Studio album by Chayanne
- Released: September 17, 1996
- Recorded: May – August 1996
- Studio: After House; Music Design Studios; Riot Music; South Beach Studios (Miami, FL); Brimmer Music Co (Thousand Oaks, CA); O'Henry Studios (Burbank, CA);
- Genre: Latin pop; dance-pop; soft rock; latin ballad;
- Length: 45:36
- Label: Sony Latin
- Producer: Marcello Azevedo; Estéfano; Donato Póveda; Hal S. Batt; Manny Benito; Ronnie Foster; Steve Roitsein;

Chayanne chronology
| Influencias (1994) | Volver a Nacer (1996) | Atado a Tu Amor (1998) |

Singles from Volver a Nacer
- "Sólamente Tu Amor" Released: August 5, 1996; "Sólo Traigo Mi Ritmo" Released: November 4, 1996; "Baila, Baila" Released: November 18, 1996; "Volver a Nacer" Released: January 6, 1997; "Tal Vez Es Amor" Released: May 5, 1997; "Entre Mis Recuerdos" Released: August 4, 1997; "Guajira" Released: September 29, 1997; "Sólo Pienso En Tí" Released: December 8, 1997;

= Volver a Nacer =

Volver a Nacer (Born Again) is the seventh studio album and eighth overall recorded by Puerto Rican-American recording artist Chayanne.
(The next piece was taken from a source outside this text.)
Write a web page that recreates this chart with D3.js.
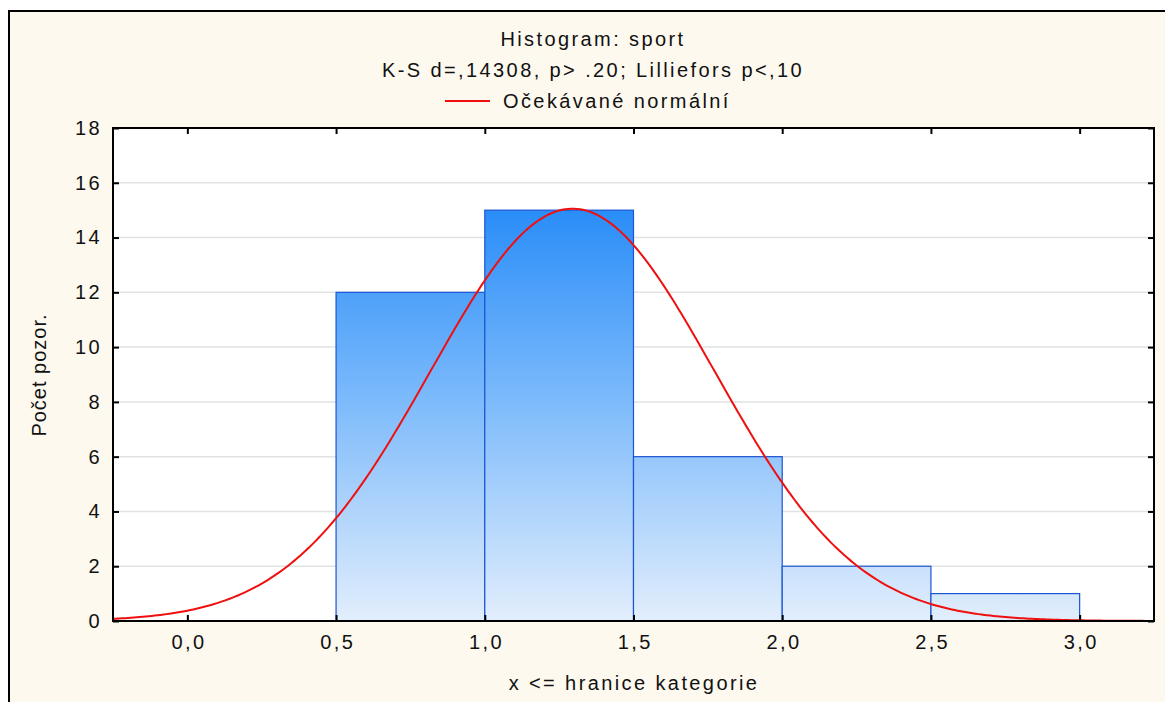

This album was released by Sony Latin on September 17, 1996. The album was produced by Marcello Azevedo, co-produced by Estéfano, Donato Póveda, Hal S. Batt, Manny Benito, Ronnie Foster and Steve Roitsein. The album was a hit amongst the Latin Americans, which led to success to the Top Latin Albums Chart, peaking at number 33.

Professional ratings
Review scores
| Source | Rating |
| Allmusic | Star Half star |

==Track listing==

© MCMXCVI. Sony Music Entertainment Inc.

| No. | Title | Writer(s) | Producer(s) | Length |
|---|---|---|---|---|
| 1. | "Sólo Traigo Mi Ritmo" | Estéfano · Ximena Zapata | Estéfano | 3:48 |
| 2. | "Solamente Tu Amor" | Donato Póveda · Hal S. Batt | Donato Póveda · Hal S. Batt | 3:25 |
| 3. | "Pequeña Flor" (Petite Fleur) | S. Bechet Lyrics: Spanish: Luis Gómez-Escolar | Ronnie Foster | 3:35 |
| 4. | "Volver a Nacer" | Estéfano · Ximena Zapata | Estéfano | 4:56 |
| 5. | "Voy a Enseñarte" | Kike Santander | Steve Roitsein | 3:55 |
| 6. | "Tal Vez Es Amor" (Tal vez Seja Amor) | A. César · P. S. Valle Lyrics: Spanish: Luis Gómez-Escolar | Ronnie Foster | 4:35 |
| 7. | "Baila, Baila" | Donato Póveda · Hal S. Batt | Donato Póveda · Hal S. Batt | 3:52 |
| 8. | "Sólo Pienso En Tí" | Víctor Manuel San José | Ronnie Foster | 4:56 |
| 9. | "Ramito de Flores" | Ángel "Cucco" Peña | Steve Roitstein | 4:16 |
| 10. | "Entre Mis Recuerdos" | Albert Hammond · H. Knight | Ronnie Foster | 3:47 |
| 11. | "Guajira" | Papo Gely | Steve Roitstein | 4:33 |
| Total length: |  |  |  | 45:36 |

==Music videos==
1. Sólamente Tu Amor
2. Baila, Baila [Meme's Boriqua Mix]
3. Volver a Nacer
4. Guajira

==Charts==

| Chart (1996) | Peak position |
|---|---|
| U.S. Billboard Top Latin Albums | 33 |
| U.S. Billboard Latin Pop Albums | 15 |

==Sales and certifications==

| Region | Certification | Certified units/sales |
| Argentina (CAPIF) | 2× Platinum | 120,000^{^} |
| Mexico (AMPROFON) | Gold | 100,000^{‡} |
^{^} Shipments figures based on certification alone. ^{‡} Sales+streaming figures based on certification alone.